- WRITTEN EXERCISE: Copy every line, exactly and only, from the line containing "Rebuild this diagram" to the line containing "(title) at (31,43)", both lines included.

* Start DATA FOR THIS TASK *

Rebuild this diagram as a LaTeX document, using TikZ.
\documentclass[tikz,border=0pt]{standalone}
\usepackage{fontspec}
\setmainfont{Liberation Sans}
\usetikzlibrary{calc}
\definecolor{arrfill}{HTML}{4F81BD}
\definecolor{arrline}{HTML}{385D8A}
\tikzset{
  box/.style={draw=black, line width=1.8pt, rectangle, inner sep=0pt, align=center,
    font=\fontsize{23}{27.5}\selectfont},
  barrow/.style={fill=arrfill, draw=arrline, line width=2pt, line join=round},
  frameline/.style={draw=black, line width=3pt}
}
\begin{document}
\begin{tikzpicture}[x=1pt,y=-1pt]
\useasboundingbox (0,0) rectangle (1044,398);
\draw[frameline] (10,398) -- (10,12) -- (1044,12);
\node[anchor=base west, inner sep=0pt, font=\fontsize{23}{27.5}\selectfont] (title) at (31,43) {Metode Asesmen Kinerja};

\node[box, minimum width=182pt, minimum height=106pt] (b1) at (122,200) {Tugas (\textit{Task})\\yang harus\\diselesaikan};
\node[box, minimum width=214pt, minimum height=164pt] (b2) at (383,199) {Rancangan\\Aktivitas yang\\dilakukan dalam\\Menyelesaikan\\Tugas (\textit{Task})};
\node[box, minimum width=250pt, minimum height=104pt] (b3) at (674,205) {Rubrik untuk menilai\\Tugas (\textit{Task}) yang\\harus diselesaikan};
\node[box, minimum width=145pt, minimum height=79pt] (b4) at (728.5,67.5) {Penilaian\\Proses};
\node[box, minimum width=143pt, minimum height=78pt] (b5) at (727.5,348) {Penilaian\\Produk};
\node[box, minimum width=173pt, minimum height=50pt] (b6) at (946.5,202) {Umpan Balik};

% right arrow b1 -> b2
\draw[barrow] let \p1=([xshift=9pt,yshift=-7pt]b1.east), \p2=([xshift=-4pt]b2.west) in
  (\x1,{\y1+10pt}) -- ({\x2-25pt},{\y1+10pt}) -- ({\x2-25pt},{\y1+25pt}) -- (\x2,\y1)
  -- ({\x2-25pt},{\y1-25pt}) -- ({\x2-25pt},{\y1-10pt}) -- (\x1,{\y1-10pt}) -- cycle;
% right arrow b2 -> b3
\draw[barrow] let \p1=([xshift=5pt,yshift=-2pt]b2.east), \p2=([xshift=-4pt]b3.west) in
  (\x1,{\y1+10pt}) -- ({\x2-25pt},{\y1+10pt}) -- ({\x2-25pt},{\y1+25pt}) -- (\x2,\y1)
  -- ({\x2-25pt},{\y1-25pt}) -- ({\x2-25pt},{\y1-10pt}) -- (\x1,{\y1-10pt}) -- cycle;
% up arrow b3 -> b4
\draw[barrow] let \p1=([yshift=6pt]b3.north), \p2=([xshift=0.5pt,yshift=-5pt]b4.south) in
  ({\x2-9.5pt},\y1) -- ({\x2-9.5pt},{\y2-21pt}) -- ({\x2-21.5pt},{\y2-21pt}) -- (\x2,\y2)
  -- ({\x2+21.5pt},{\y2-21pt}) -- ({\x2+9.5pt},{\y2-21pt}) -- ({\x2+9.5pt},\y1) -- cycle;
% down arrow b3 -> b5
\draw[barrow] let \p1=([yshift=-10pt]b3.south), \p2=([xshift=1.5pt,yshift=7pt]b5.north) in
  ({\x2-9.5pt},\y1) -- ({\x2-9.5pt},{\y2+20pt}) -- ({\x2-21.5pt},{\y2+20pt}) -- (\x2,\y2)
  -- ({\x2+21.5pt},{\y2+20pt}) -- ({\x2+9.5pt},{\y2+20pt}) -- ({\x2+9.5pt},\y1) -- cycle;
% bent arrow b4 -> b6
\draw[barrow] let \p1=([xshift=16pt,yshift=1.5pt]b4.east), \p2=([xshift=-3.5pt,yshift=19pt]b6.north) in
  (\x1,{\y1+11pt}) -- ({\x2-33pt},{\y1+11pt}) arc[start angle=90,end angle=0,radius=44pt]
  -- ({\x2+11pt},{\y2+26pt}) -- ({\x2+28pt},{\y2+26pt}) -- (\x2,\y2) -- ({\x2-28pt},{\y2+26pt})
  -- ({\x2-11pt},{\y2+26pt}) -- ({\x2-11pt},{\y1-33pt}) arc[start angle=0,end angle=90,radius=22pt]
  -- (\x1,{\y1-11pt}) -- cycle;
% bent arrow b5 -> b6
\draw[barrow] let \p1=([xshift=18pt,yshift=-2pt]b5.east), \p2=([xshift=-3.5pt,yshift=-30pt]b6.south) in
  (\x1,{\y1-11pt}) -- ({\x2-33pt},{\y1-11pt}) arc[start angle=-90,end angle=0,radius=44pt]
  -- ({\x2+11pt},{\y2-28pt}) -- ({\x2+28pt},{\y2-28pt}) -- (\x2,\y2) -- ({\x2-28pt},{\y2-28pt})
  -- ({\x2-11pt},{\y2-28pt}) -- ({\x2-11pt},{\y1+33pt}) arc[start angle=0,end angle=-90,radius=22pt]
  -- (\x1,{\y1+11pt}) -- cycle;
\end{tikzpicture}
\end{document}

* End DATA FOR THIS TASK *
* Start DATA FOR THIS TASK *

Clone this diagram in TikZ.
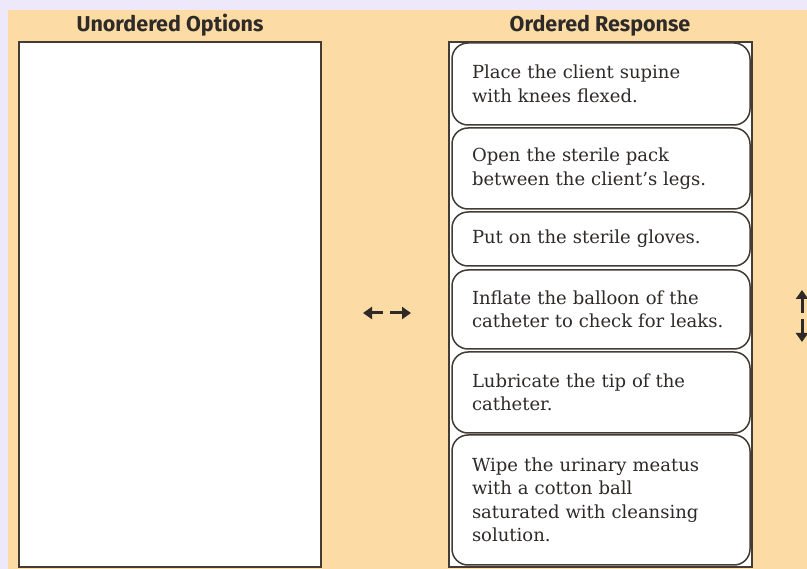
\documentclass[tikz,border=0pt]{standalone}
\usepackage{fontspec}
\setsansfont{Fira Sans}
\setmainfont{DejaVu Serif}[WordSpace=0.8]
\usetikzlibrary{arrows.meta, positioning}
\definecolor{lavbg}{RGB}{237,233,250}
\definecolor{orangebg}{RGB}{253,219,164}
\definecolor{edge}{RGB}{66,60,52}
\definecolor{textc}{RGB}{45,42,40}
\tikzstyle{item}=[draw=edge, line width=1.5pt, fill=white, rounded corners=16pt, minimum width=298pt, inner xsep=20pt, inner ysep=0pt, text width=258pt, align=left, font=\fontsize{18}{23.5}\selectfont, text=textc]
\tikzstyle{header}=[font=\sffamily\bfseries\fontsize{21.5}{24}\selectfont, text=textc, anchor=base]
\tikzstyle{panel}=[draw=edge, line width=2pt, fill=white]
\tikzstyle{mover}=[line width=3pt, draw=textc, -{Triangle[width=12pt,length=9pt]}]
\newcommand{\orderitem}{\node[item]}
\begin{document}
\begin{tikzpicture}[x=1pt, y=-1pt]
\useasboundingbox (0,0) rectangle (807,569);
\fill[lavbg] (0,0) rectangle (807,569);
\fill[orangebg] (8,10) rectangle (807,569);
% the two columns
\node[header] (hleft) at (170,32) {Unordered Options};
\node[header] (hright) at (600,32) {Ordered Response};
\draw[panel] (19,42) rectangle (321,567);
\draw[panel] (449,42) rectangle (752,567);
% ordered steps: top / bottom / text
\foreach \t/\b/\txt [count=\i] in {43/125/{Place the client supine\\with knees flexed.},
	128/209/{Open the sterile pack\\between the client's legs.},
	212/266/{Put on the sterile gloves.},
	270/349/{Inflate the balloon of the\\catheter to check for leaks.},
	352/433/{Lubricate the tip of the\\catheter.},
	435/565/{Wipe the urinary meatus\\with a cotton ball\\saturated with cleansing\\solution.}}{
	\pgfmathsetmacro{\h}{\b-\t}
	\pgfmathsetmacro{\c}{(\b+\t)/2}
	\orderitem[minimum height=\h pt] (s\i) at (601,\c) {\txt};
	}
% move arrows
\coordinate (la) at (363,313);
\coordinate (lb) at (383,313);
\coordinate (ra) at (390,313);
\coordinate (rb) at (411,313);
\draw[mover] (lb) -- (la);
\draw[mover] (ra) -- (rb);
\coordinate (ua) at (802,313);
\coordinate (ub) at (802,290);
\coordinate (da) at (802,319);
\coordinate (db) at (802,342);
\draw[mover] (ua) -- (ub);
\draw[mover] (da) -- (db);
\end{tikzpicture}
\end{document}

* End DATA FOR THIS TASK *

- COMPLETE RESPONSE:
Rebuild this diagram as a LaTeX document, using TikZ.
\documentclass[tikz,border=0pt]{standalone}
\usepackage{fontspec}
\setmainfont{Liberation Sans}
\usetikzlibrary{calc}
\definecolor{arrfill}{HTML}{4F81BD}
\definecolor{arrline}{HTML}{385D8A}
\tikzset{
  box/.style={draw=black, line width=1.8pt, rectangle, inner sep=0pt, align=center,
    font=\fontsize{23}{27.5}\selectfont},
  barrow/.style={fill=arrfill, draw=arrline, line width=2pt, line join=round},
  frameline/.style={draw=black, line width=3pt}
}
\begin{document}
\begin{tikzpicture}[x=1pt,y=-1pt]
\useasboundingbox (0,0) rectangle (1044,398);
\draw[frameline] (10,398) -- (10,12) -- (1044,12);
\node[anchor=base west, inner sep=0pt, font=\fontsize{23}{27.5}\selectfont] (title) at (31,43) {Metode Asesmen Kinerja};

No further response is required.